**Provided information**
━━━
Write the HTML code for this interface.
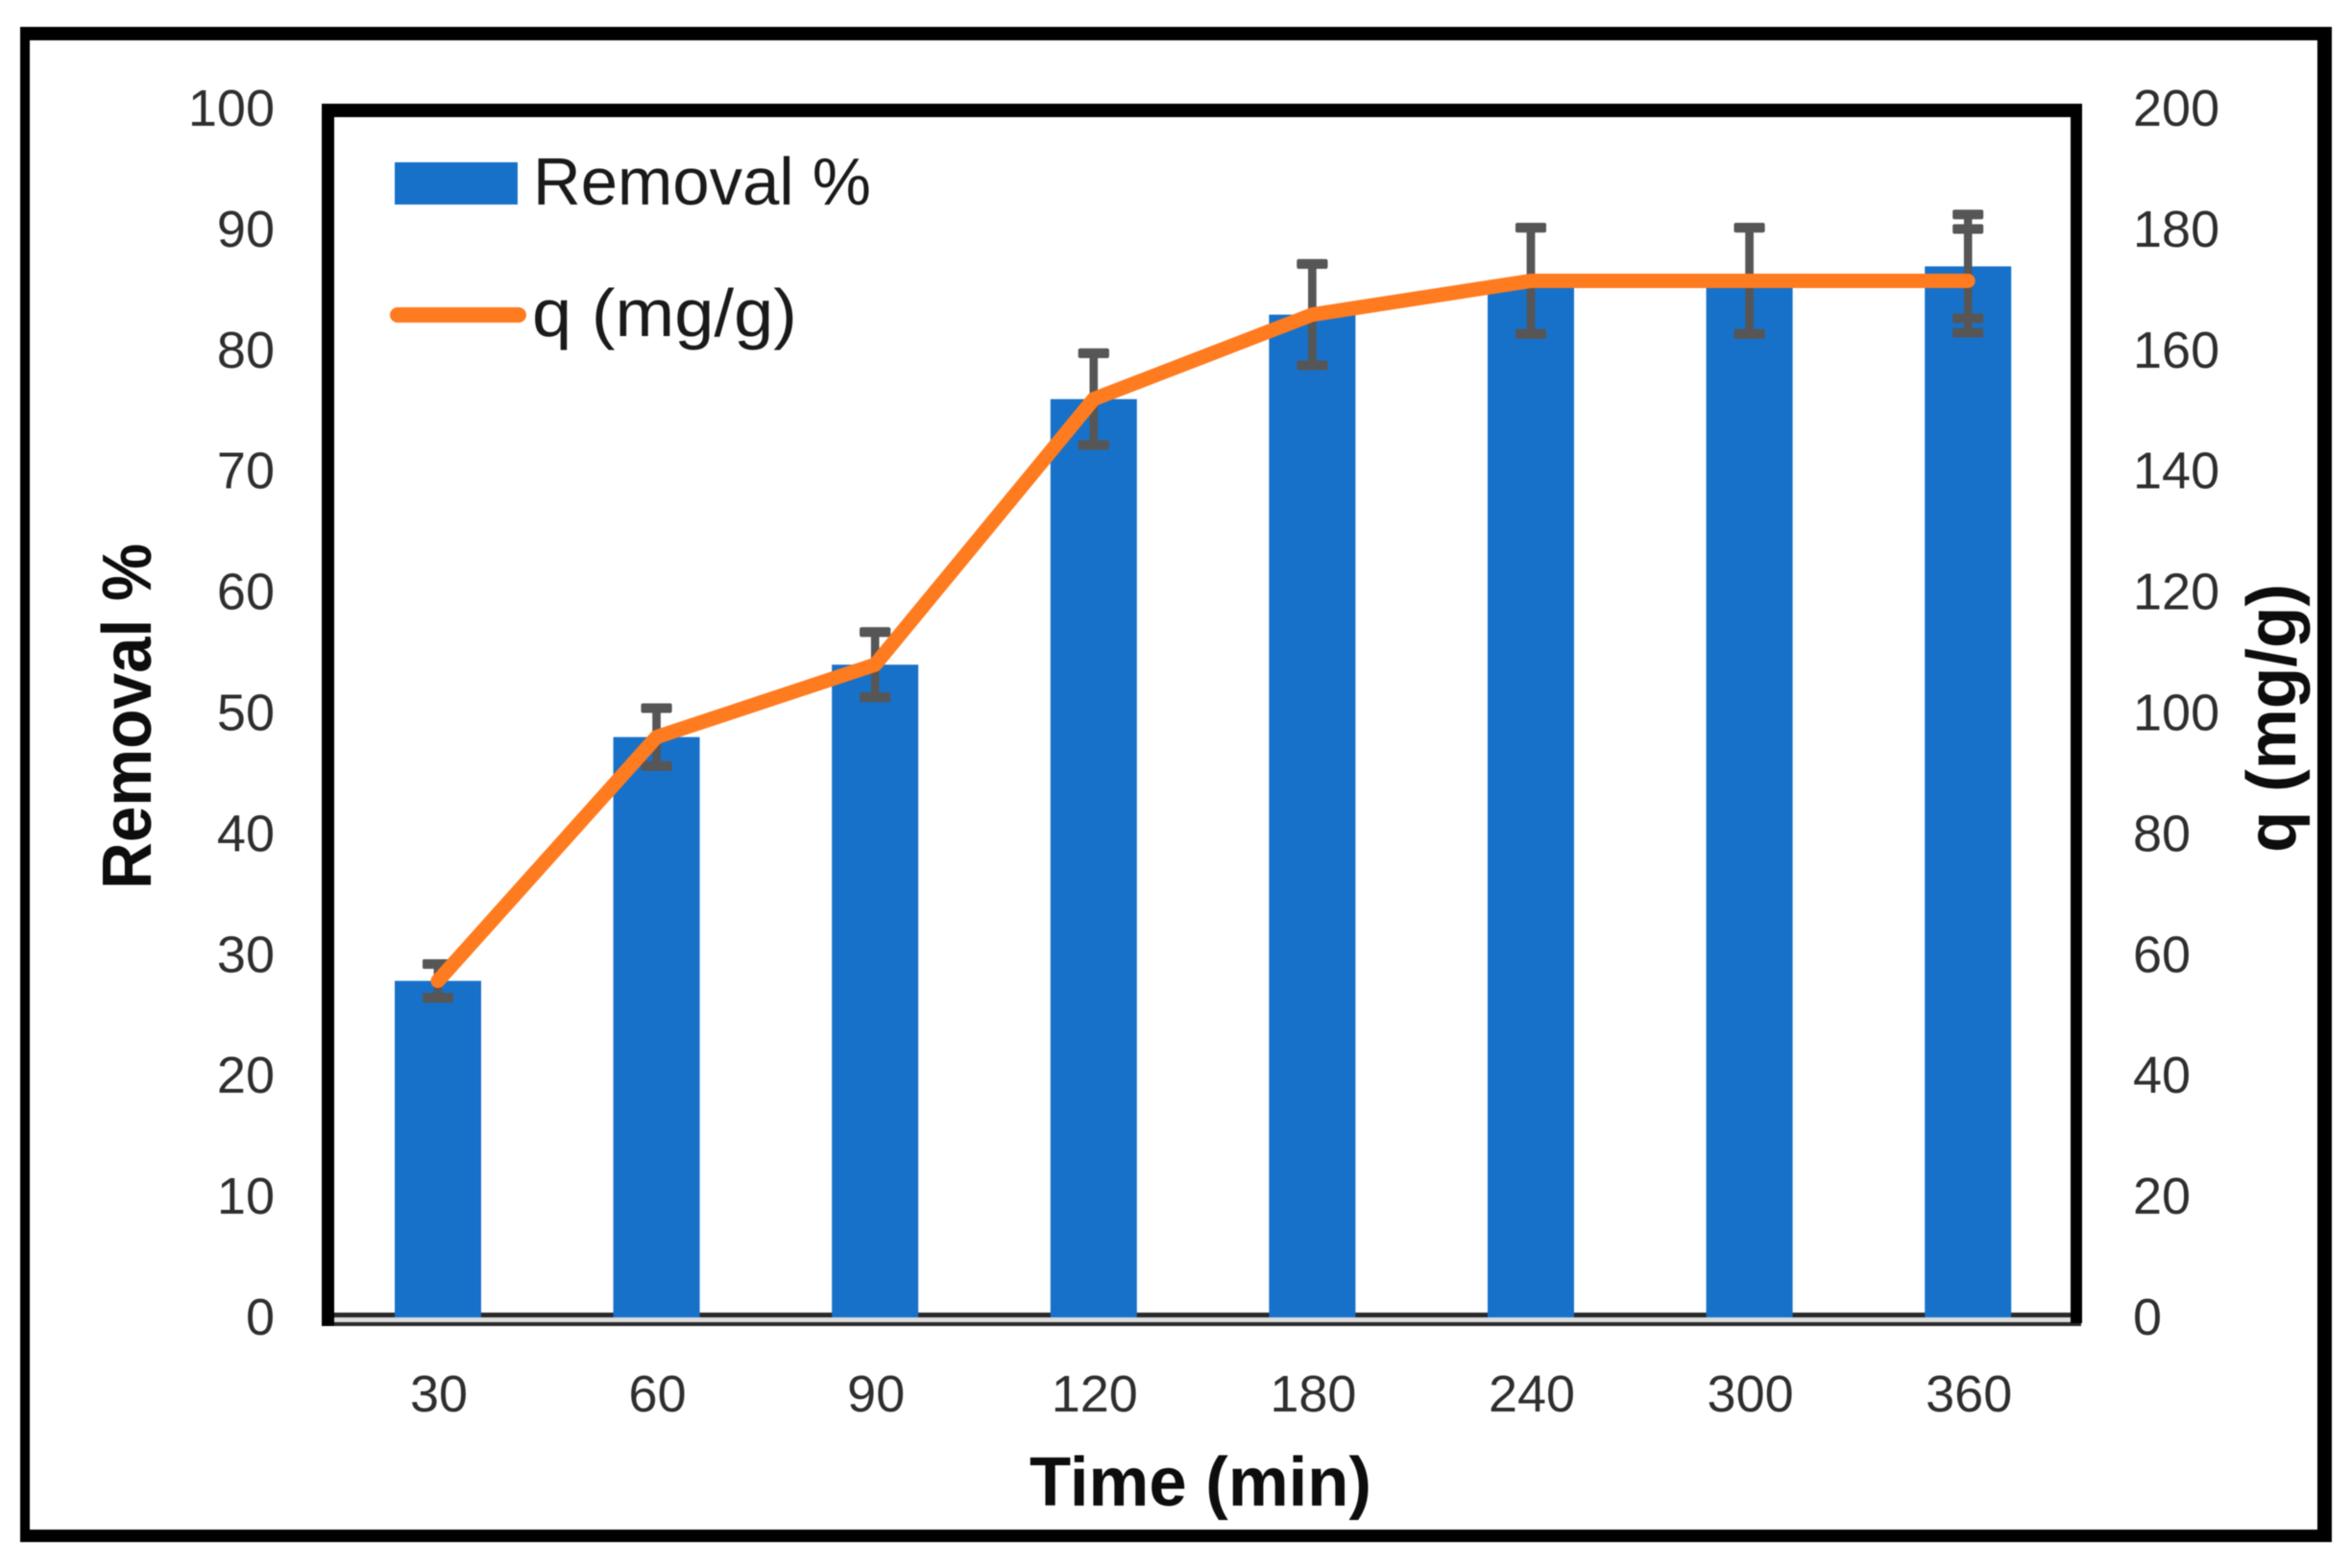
━━━
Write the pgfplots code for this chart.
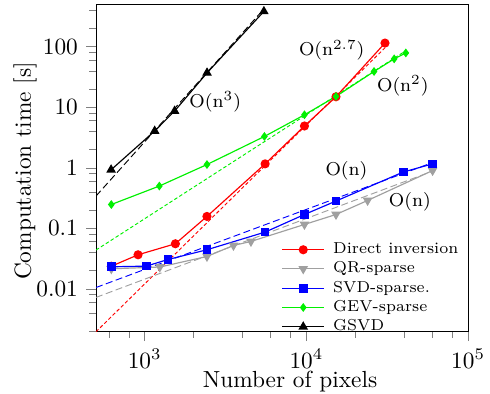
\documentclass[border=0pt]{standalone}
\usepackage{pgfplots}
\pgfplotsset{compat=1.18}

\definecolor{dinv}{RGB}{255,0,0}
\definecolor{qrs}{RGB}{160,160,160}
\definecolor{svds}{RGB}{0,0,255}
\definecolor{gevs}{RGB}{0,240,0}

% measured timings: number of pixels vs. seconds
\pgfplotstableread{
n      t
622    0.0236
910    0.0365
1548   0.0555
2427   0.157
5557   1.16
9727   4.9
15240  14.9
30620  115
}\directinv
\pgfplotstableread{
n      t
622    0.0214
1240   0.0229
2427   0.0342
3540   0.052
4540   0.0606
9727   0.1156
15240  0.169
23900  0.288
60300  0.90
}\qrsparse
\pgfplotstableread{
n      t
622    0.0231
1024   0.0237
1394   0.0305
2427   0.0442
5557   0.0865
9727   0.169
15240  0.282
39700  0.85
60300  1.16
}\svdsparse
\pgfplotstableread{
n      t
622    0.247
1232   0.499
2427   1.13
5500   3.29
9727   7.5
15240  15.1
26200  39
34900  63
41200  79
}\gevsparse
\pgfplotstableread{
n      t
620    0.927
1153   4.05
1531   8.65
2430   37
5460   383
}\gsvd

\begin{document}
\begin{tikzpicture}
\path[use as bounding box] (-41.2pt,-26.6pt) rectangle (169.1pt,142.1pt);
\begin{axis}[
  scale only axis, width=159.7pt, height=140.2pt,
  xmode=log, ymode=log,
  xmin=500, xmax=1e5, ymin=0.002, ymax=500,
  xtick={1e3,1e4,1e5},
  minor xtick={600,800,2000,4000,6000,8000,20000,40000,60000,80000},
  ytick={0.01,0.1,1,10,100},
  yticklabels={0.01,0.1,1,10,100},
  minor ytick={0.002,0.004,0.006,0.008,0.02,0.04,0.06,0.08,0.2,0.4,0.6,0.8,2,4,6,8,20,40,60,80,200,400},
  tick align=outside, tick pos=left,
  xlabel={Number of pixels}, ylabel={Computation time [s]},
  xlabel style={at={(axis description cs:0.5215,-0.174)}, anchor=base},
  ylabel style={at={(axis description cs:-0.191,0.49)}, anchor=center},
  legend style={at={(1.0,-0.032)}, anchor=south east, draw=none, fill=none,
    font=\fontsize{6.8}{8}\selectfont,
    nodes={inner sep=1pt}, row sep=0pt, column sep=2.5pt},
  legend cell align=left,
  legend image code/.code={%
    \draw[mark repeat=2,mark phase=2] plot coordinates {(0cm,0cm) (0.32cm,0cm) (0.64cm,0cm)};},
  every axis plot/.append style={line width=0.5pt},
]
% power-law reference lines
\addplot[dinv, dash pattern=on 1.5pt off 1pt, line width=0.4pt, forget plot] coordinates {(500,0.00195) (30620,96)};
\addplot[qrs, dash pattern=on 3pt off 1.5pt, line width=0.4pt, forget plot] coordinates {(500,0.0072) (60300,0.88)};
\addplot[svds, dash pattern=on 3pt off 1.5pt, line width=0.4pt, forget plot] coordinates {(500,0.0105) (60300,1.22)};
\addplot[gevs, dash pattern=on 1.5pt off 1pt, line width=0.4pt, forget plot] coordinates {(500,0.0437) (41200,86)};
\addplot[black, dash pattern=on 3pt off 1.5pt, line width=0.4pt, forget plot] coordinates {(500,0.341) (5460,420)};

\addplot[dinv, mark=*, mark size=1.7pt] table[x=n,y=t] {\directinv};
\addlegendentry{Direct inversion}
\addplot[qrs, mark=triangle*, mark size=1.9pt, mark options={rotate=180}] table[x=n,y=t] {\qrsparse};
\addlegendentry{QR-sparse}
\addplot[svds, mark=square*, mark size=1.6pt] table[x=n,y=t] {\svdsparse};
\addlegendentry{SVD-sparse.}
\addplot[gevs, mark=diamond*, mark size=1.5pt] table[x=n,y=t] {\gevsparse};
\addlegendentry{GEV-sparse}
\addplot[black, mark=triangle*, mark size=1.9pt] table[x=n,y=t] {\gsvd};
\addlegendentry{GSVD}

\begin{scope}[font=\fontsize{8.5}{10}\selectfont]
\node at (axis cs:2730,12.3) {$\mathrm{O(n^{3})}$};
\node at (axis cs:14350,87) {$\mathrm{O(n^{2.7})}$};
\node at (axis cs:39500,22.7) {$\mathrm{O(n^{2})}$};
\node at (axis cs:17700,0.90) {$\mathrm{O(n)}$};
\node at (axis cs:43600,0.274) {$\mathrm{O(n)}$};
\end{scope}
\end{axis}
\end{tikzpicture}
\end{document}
━━━
Looking at the data above, how many lines hold the word "code"? Respond with the number alone.

3